See? They left out the fun part. Senator Hirono stripped AG Barr down to his shorts, and then she announced she had some question she wanted him to answer. The woman has balls.
It was Federal Judge John E. Jones III who introduced me to the phrase “breathtaking inanity.” In 2005 he presided over a case involving some creationists who sought to promote religious dogma in a public school. As the trial progressed it became apparent to the judge and to all who observed that two creationists involved in the defense had made glaring misrepresentations under oath. His 139-page verdict contains the following language:
Those who disagree with our holding will likely mark it as the product of an
activist judge. If so, they will have erred as this is manifestly not an activist Court.
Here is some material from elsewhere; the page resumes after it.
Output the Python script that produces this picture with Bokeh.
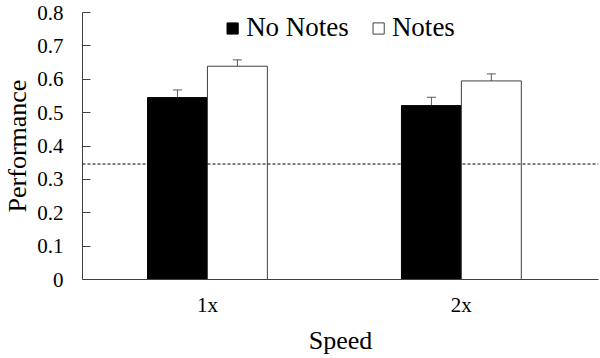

Rather, this case came to us as the result of the activism of an ill-informed faction
on a school board, aided by a national public interest law firm eager to find a
constitutional test case on ID, who in combination drove the Board to adopt an imprudent and ultimately unconstitutional policy. The breathtaking inanity of the
Board’s decision is evident when considered against the factual backdrop which
has now been fully revealed through this trial. The students, parents, and teachers
of the Dover Area School District deserved better than to be dragged into this legal
maelstrom, with its resulting utter waste of monetary and personal resources.
You want breathtaking inanity? I will give you breathtaking inanity. Here is breathtaking inanity. From South Carolina Senator Lindsey Graham:
After her time ran out, Committee Chairman Lindsey Graham (R-S.C.) said, “You have slandered this man from top to bottom. If you want more of this you’re not going to get it.”
Yes, you spotted it. Slander must, by definition, be dishonest. But Senator Graham apparently has no sense for the dishonest. Positively breathtaking.